Consider a set $E=[0..1] \cup \{10\}$
Note, that in (a) p may be equal to q.
So, according to (b) all points $[0..1]$ are limit.
Point 10 is isolated (c)
According to (b) every limit point of $E$ (which all are$[0..1]$) are points of $E$, so E is closed
All points of $E$ are interior(e), because all have neighborhood $\subset E$, even 10 itself, as $d(10,10) < r\ \forall r$
so by (f) $E$ is open.
What am I missing?
On
Note that $r>0$ . So 0 ,1and 10 are not interior points. Your argument for proving the closeness of the set is correct. I think you have an older edition of the book. Check the recent edition.
On
The fault is that $0,1,$ and $10$ are not interior points of $E$ because there exists no neighborhood of any of those points that is contained in $E$.
You can show this by supposing that the open ball of radius $r$ about $10$ is in $E$, and then noticing that this would imply $10+\epsilon$ is in $E$ for sufficiently small $\epsilon\ne 0$, which is false. Similar arguments apply for $0$ and $1$, by considering $0-\epsilon$ or $1+\epsilon$ with $\epsilon\gt 0$.
Thus, $E$ is not open. Your argument that $E$ is closed contains no fault, so $E$ is closed.
It is closed, but not open.
Not open: There is no neighborhood of the point $10$ that is contained in the set. Similarly for $0$ and $1$.
Indeed, let $r > 0$. We consider the neighborhood $N_r(10) = (10 - r, 10+r)$. It should be clear that $(10-r,10+r)$ is never entirely contained in $[0,1] \cup \{10\}$.
A set is open if all its points are interior points, or equivalently, if for all points in the set, there is a neighborhood of that point that is contained entirely in the set.

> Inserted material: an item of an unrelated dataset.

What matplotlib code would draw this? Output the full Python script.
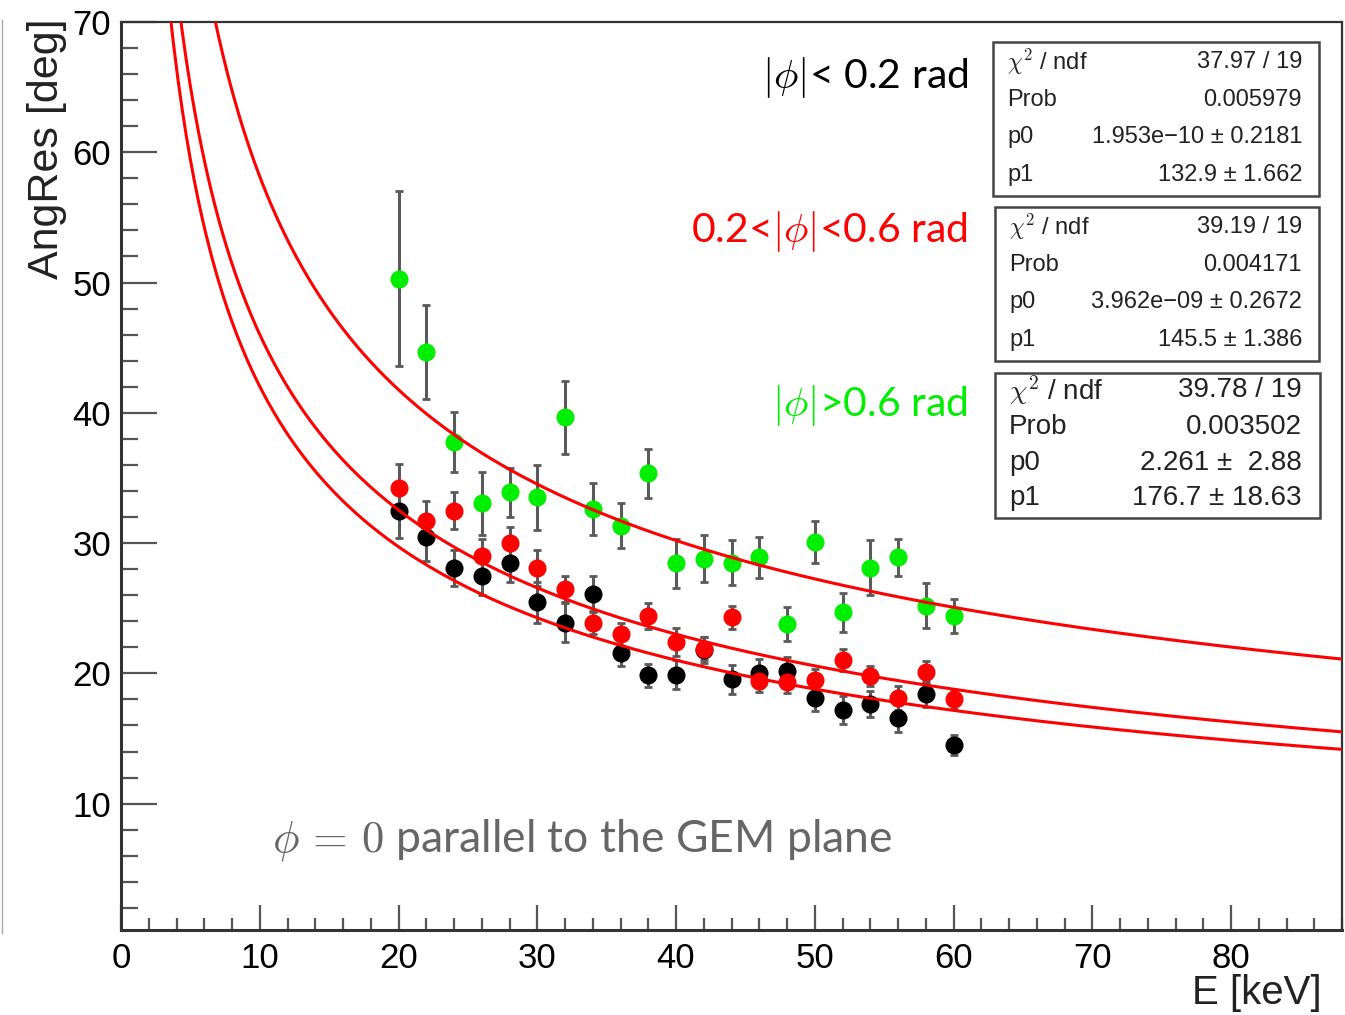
import matplotlib.pyplot as plt
import numpy as np
from matplotlib.patches import Rectangle
from matplotlib.lines import Line2D
from matplotlib.ticker import MultipleLocator

plt.rcParams['mathtext.fontset'] = 'cm'
plt.rcParams['font.family'] = ['Liberation Sans', 'DejaVu Sans']

W, H = 1345, 1015

# data
energy = [20, 22, 24, 26, 28, 30, 32, 34, 36, 38, 40, 42, 44, 46, 48, 50, 52, 54, 56, 58, 60]

res_small = [32.5, 30.45, 28.1, 27.5, 28.45, 25.45, 23.9, 26.1, 21.55, 19.85, 19.9,
             21.8, 19.55, 20.0, 20.15, 18.1, 17.2, 17.65, 16.55, 18.45, 14.5]
err_small = [2.1, 1.8, 1.4, 1.5, 1.4, 1.6, 1.5, 1.4, 1.0, 0.9, 1.1,
             1.0, 1.1, 1.1, 1.1, 1.0, 1.05, 1.0, 1.05, 1.0, 0.8]

res_mid = [34.2, 31.7, 32.5, 29.0, 30.0, 28.1, 26.5, 23.9, 23.0, 24.4, 22.4,
           21.9, 24.3, 19.4, 19.3, 19.5, 21.0, 19.8, 18.1, 20.1, 18.0]
err_mid = [1.9, 1.5, 1.4, 1.3, 1.2, 1.4, 1.0, 0.9, 0.9, 1.0, 1.1,
           0.9, 0.9, 0.8, 0.8, 0.85, 0.85, 0.8, 0.9, 0.85, 0.7]

res_large = [50.3, 44.65, 37.75, 33.05, 33.9, 33.5, 39.65, 32.6, 31.35, 35.35, 28.45,
             28.8, 28.5, 28.9, 23.8, 30.1, 24.7, 28.1, 28.9, 25.2, 24.4]
err_large = [6.7, 3.6, 2.3, 2.4, 1.9, 2.5, 2.8, 2.0, 1.7, 1.9, 1.9,
             1.8, 1.7, 1.6, 1.3, 1.6, 1.5, 2.1, 1.4, 1.7, 1.3]

# fit p0 + p1/sqrt(E), parameters from the stat boxes
fit_p0 = [1.953e-10, 3.962e-09, 2.261]
fit_p1 = [132.9, 145.5, 176.7]

stat_chi2 = ["37.97 / 19", "39.19 / 19", "39.78 / 19"]
stat_prob = ["0.005979", "0.004171", "0.003502"]
stat_p0 = ["1.953e\u221210 \u00b1 0.2181", "3.962e\u221209 \u00b1 0.2672", "2.261 \u00b1  2.88"]
stat_p1 = ["132.9 \u00b1 1.662", "145.5 \u00b1 1.386", "176.7 \u00b1 18.63"]

labels = [r"$|\phi|$< 0.2 rad", r"0.2<$|\phi|$<0.6 rad", r"$|\phi|$>0.6 rad"]
colors = ["black", "#ff0000", "#00ee00"]

fig = plt.figure(figsize=(W / 100, H / 100), dpi=100)
ax = fig.add_axes([121 / W, 1 - 930 / H, (1342 - 121) / W, (930 - 22) / H])

for res, err, c in zip([res_small, res_mid, res_large],
                       [err_small, err_mid, err_large], colors):
    ax.errorbar(energy, res, yerr=err, fmt='o', color=c, ms=12, mec=c,
                ecolor='#5a5a5a', elinewidth=2.2, capsize=3, capthick=2, zorder=3)

xx = np.linspace(0.3, 88, 600)
for p0, p1 in zip(fit_p0, fit_p1):
    ax.plot(xx, p0 + p1 / np.sqrt(xx), color='#ff0000', lw=2.2, zorder=4)

ax.set_xlim(0, 88)
ax.set_ylim(0.3, 70)
ax.xaxis.set_major_locator(MultipleLocator(10))
ax.xaxis.set_minor_locator(MultipleLocator(2))
ax.yaxis.set_major_locator(MultipleLocator(10))
ax.yaxis.set_minor_locator(MultipleLocator(2))
ax.tick_params(axis='both', which='both', direction='in', top=False, right=False,
               color='#555555', width=1.6, labelsize=25)
ax.tick_params(axis='x', which='major', length=18, pad=9)
ax.tick_params(axis='x', which='minor', length=9)
ax.tick_params(axis='y', which='major', length=26, pad=7)
ax.tick_params(axis='y', which='minor', length=12)
for s in ax.spines.values():
    s.set_color('#333333')
    s.set_linewidth(1.6)
ax.spines['left'].set_linewidth(2.2)
ax.spines['bottom'].set_linewidth(2.2)

fig.text(1322 / W, 1 - 993 / H, "E [keV]", fontsize=29, ha='right', va='center', color='#222222')
fig.text(47 / W, 1 - 18 / H, "AngRes [deg]", fontsize=31, rotation=90, ha='center', va='top',
         color='#222222')

# category labels
label_y = [78, 232, 405]
for txt, c, y in zip(labels, colors, label_y):
    fig.text(968 / W, 1 - y / H, txt, fontsize=29.5, ha='right', va='center', color=c,
             family=['Lato', 'DejaVu Sans'])

fig.text(272 / W, 1 - 840 / H, r"$\phi\,=\,0$ parallel to the GEM plane", fontsize=32,
         ha='left', va='center', color='#666666', family=['Lato', 'DejaVu Sans'])

# stat boxes
boxes = [(993, 42, 1319, 196), (995, 207, 1319, 361), (995, 373, 1320, 518)]
row_y = [[62, 100, 137, 175], [227, 265, 302, 340], [390, 427, 463, 498]]
box_fs = [17, 17, 20]
for i, (l, t, r, b) in enumerate(boxes):
    fig.patches.append(Rectangle((l / W, 1 - b / H), (r - l) / W, (b - t) / H,
                                 transform=fig.transFigure, fill=False,
                                 ec='#444444', lw=1.8))
    names = [r"$\chi^{2}$ / ndf", "Prob", "p0", "p1"]
    vals = [stat_chi2[i], stat_prob[i], stat_p0[i], stat_p1[i]]
    for n, v, y in zip(names, vals, row_y[i]):
        fig.text((l + 14) / W, 1 - y / H, n, fontsize=box_fs[i], ha='left', va='center',
                 color='#222222')
        fig.text(1302 / W, 1 - y / H, v, fontsize=box_fs[i], ha='right', va='center',
                 color='#222222')

fig.lines.append(Line2D([2 / W, 2 / W], [1 - 933 / H, 1 - 20 / H], transform=fig.transFigure,
                        color='#aaaaaa', lw=1))

fig.savefig("out.png", dpi=100)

In symbols: $A$ open $\iff \forall a \in A: \exists r > 0: N_r(a) \subseteq A$
Negating this: $A$ is not open $\iff \exists a \in A : \forall r > 0: N_r(a) \not\subseteq A $
and I proved the latter statement.
Closed: Your argument here is correct. Alternatively, you can notice that the (finite) union of closed sets is closed, and a singelton and a closed interval are standard closed sets in metric spaces.
Addendum: (1) It is possible that a set is both open and closed (= clopen). For example, in any metric space $X$, $X$ and $\emptyset$ are clopen. If these two sets are the only clopen sets in the metric space, the metric space is called connected, as Rudin will define at the end of that chapter.
(2) A commonly made mistake is saying that $A \subseteq X$ is not open is the same thing as $A$ is closed. It is true however that $A$ is open is the same thing as $X \setminus A$ is closed. Don't confuse these two statements!